The problem? OKC's defense struggles with that lineup.

Notably, the Thunder's lineups with Abrines and without Melo have crushed. This is a bit of a theme. Anthony's struggles haven't been deep enough to warrant huge examination, he's just been quietly "meh."

His isolation numbers are still good, and he's been good in catch-and-shoot situations (52.7 effective field goal percentage). And he's been good driving the ball, but only when pulling up. Anthony is shooting just 53% (35th percentile) around the basket on non-post-ups this season. Defensively, he's given better effort than he did in New York, but that's not saying much.

Melo hasn't been a problem for the Thunder; he just hasn't been much of a solution, either.

THE HOUSE THAT ANDRE HELPED BUILD

The overall elements remain facts: With Roberson, the Thunder had balance, they had defense, they had scoring, they had advantages; without Roberson, a lot of what they built their season on fell apart.

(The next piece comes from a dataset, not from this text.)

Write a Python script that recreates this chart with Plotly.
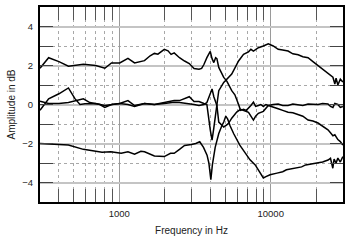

Some of this gets into deeper discussions of roster construction. We tend to look at teams as collections of talent with a little bit of fit thrown in. However, the way teams come to life in a season is more complex. Good teams are built around sustainable core principles. For the Thunder, those are a bullying, physical defense, an offense built around Westbrook's singular athleticism and relentless aggression, Adams' ability to set devastating screens and control the paint, and athletic weapons around them.

Roberson was essential to that first tenet. He was as much of a load-bearing wall for the Thunder's defensive identity as Adams is. There's no real way to replace that. Even if the Thunder had spent too much in trade to get Avery Bradley, he doesn't have the size to replace Roberson. Courtney Lee would have been close, but not quite.

Driving opponents to spots, forcing errant passes, all the little things Roberson did, they're just nearly impossible to replace on account of his combination of size and skill.

THE PATH FORWARD

The Thunder have the third-toughest schedule remaining, which isn't promising for their hopes of staving off disaster. However, it should also be noted that OKC is 19-17 against teams with a .500-or-better record this season, which is the fourth-best mark among West playoff teams behind Minnesota, Golden State and Houston. The Thunder's issues have been with teams under .500, going 18-11.

Of course, much of that was with Roberson. As a sign of their inconsistency, the Thunder have gone 5-11 against the spread since Roberson's injury, and the over/under is an even 8-8. They are very much playing to the level of their opponent, and doing so without any consistent identity offensively or defensively.

This doesn't mean they're sunk. They have more lineup options to explore, and with a magic number for a playoff spot of 17, they're still in a good position. (Owning the tiebreaker over the Clippers helps.)

The Thunder aren't doomed, but there's a very real lesson to take from their struggles without Roberson.  Sometimes, it's not the best player, or even the stars who are essential to how a team plays; it's the guys who provide versatility, who cover mistakes, who create matchup advantages without surrendering anything.

Oklahoma City spent the first two months of the season losing close games and trying to figure itself out. Now it's March, and the Thunder have 40 days to figure out who they are, and how they can make a run without Roberson. It's been a month, and they still don't have those answers. A lot is riding on the next seven weeks for OKC.

The Thunder knew going in there would be challenges. But as is usually the case, it's everything they didn't expect that has made the mountain much tougher to climb.